### [WRITTEN INSTRUCTION]
Please set down all the lines beneath this one exactly, without the pictures.
★ ★ ★ ★ ★ ★ ★
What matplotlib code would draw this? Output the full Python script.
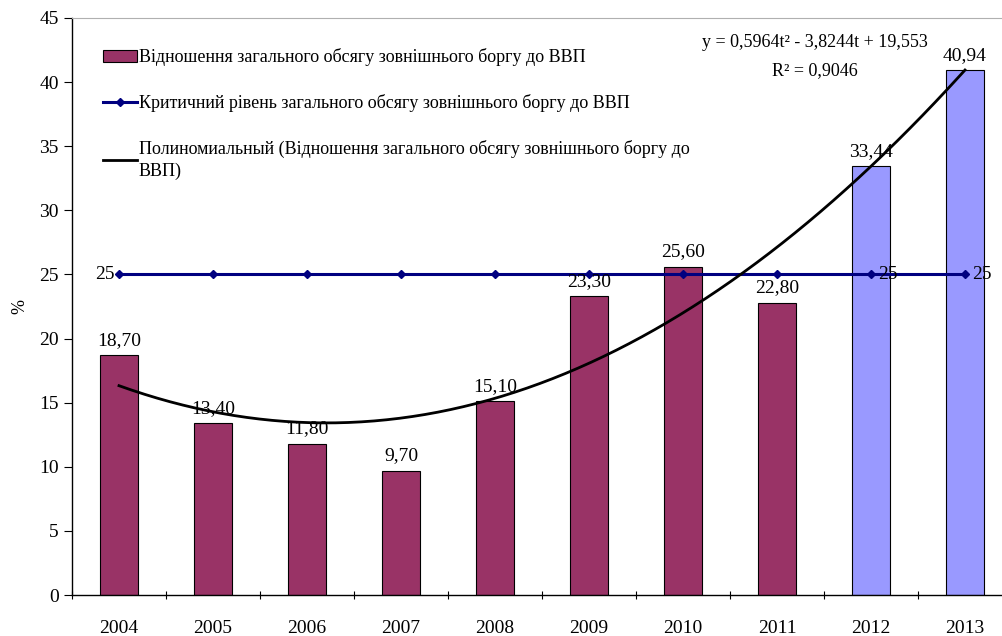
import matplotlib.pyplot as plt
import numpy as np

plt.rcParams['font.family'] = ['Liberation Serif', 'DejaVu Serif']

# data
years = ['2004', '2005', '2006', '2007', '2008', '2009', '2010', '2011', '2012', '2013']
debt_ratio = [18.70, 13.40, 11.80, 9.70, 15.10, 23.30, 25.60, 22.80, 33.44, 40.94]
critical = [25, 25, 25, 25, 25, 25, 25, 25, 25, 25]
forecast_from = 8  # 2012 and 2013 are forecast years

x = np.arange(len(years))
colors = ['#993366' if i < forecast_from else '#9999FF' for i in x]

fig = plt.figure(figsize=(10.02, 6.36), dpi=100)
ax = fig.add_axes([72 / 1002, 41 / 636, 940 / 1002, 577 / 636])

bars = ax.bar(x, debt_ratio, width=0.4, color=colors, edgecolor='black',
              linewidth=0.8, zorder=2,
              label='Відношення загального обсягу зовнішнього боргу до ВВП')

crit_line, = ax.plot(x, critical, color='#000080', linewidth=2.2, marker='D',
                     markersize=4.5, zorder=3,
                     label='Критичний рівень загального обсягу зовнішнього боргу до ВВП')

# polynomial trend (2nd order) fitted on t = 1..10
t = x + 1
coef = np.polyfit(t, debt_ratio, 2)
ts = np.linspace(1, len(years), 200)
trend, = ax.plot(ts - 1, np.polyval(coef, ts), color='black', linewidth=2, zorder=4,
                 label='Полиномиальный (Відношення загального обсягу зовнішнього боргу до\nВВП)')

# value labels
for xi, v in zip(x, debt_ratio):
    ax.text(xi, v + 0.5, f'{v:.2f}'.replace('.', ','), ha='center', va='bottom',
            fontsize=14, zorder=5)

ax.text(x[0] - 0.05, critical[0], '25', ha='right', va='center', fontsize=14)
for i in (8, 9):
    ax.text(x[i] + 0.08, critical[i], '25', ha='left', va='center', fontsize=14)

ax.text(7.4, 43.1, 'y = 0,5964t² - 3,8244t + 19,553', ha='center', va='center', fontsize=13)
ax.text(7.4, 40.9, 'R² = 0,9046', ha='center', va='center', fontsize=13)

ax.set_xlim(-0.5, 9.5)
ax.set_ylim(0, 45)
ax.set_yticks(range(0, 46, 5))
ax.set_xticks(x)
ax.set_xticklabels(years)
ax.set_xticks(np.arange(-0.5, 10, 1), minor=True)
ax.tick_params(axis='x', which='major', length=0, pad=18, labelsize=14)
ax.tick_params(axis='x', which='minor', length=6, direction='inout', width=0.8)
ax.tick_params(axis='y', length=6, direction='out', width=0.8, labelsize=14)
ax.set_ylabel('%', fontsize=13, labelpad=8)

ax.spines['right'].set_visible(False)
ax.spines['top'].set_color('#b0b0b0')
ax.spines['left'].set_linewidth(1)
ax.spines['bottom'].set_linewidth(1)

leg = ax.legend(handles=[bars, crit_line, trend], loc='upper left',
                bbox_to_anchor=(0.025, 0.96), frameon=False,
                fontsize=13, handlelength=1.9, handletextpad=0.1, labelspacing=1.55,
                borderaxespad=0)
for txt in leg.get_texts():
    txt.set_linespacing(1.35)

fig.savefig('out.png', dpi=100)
★ ★ ★ ★ ★ ★ ★
### [ANSWER]
What matplotlib code would draw this? Output the full Python script.
import matplotlib.pyplot as plt
import numpy as np

plt.rcParams['font.family'] = ['Liberation Serif', 'DejaVu Serif']

# data
years = ['2004', '2005', '2006', '2007', '2008', '2009', '2010', '2011', '2012', '2013']
debt_ratio = [18.70, 13.40, 11.80, 9.70, 15.10, 23.30, 25.60, 22.80, 33.44, 40.94]
critical = [25, 25, 25, 25, 25, 25, 25, 25, 25, 25]
forecast_from = 8  # 2012 and 2013 are forecast years

x = np.arange(len(years))
colors = ['#993366' if i < forecast_from else '#9999FF' for i in x]

fig = plt.figure(figsize=(10.02, 6.36), dpi=100)
ax = fig.add_axes([72 / 1002, 41 / 636, 940 / 1002, 577 / 636])

bars = ax.bar(x, debt_ratio, width=0.4, color=colors, edgecolor='black',
              linewidth=0.8, zorder=2,
              label='Відношення загального обсягу зовнішнього боргу до ВВП')

crit_line, = ax.plot(x, critical, color='#000080', linewidth=2.2, marker='D',
                     markersize=4.5, zorder=3,
                     label='Критичний рівень загального обсягу зовнішнього боргу до ВВП')

# polynomial trend (2nd order) fitted on t = 1..10
t = x + 1
coef = np.polyfit(t, debt_ratio, 2)
ts = np.linspace(1, len(years), 200)
trend, = ax.plot(ts - 1, np.polyval(coef, ts), color='black', linewidth=2, zorder=4,
                 label='Полиномиальный (Відношення загального обсягу зовнішнього боргу до\nВВП)')

# value labels
for xi, v in zip(x, debt_ratio):
    ax.text(xi, v + 0.5, f'{v:.2f}'.replace('.', ','), ha='center', va='bottom',
            fontsize=14, zorder=5)

ax.text(x[0] - 0.05, critical[0], '25', ha='right', va='center', fontsize=14)
for i in (8, 9):
    ax.text(x[i] + 0.08, critical[i], '25', ha='left', va='center', fontsize=14)

ax.text(7.4, 43.1, 'y = 0,5964t² - 3,8244t + 19,553', ha='center', va='center', fontsize=13)
ax.text(7.4, 40.9, 'R² = 0,9046', ha='center', va='center', fontsize=13)

ax.set_xlim(-0.5, 9.5)
ax.set_ylim(0, 45)
ax.set_yticks(range(0, 46, 5))
ax.set_xticks(x)
ax.set_xticklabels(years)
ax.set_xticks(np.arange(-0.5, 10, 1), minor=True)
ax.tick_params(axis='x', which='major', length=0, pad=18, labelsize=14)
ax.tick_params(axis='x', which='minor', length=6, direction='inout', width=0.8)
ax.tick_params(axis='y', length=6, direction='out', width=0.8, labelsize=14)
ax.set_ylabel('%', fontsize=13, labelpad=8)

ax.spines['right'].set_visible(False)
ax.spines['top'].set_color('#b0b0b0')
ax.spines['left'].set_linewidth(1)
ax.spines['bottom'].set_linewidth(1)

leg = ax.legend(handles=[bars, crit_line, trend], loc='upper left',
                bbox_to_anchor=(0.025, 0.96), frameon=False,
                fontsize=13, handlelength=1.9, handletextpad=0.1, labelspacing=1.55,
                borderaxespad=0)
for txt in leg.get_texts():
    txt.set_linespacing(1.35)

fig.savefig('out.png', dpi=100)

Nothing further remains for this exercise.